Nicorandil has different brand names in diferent countries. In UK, Australlia and Europe under the trade name of Ikorel. The drug is called Dancor in Switzerland, Aprior in Philippines, Nitorubin in Japan. The United States of America has not approved Nicorandil and is therefore not available in the United States.
How does Nicoradil Act
The action of Nicorandil is understood to be by the process of smoothing the smooth muscle of the blood vessels. The action is especially especially marked in case of the venous system.
Nicoradil acts by activating potassium channels, and by donating nitric oxide to activate the enzyme guanylate cyclase. The enzyme Guanylate cyclase causes activation of cGMP which in turn leads to arterial and venous vasodilatation by de-phosphorylation of the myosin light chain. Being selective for vascular potassium channels, Nicorandil has no significant action on cardiac contractility and conduction.

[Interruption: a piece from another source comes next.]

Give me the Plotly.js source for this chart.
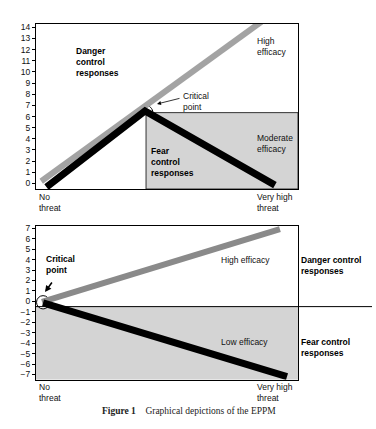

Nicorandil can dilate the coronary vessels of a healthy individual, however, its effects on the coronary vessels of someone with ischaemic heart disease will be small as they will already be completely dilated. Instead, it dilates the venous system, reducing preload and the work of the heart.
Side effects of Nicorandil
The most prominent side effect of Nicorandil include the mouthulcers. Other side effects include palpitation, weakness, headache, nausea and vomiting. Other reported side effects include peri-anal, ileal and peri-stomal ulceration. The British National Formulary includes Anal ulceration as a reported side effect.
Nicordil has also been reported to give severe toothache, and nasal congestion.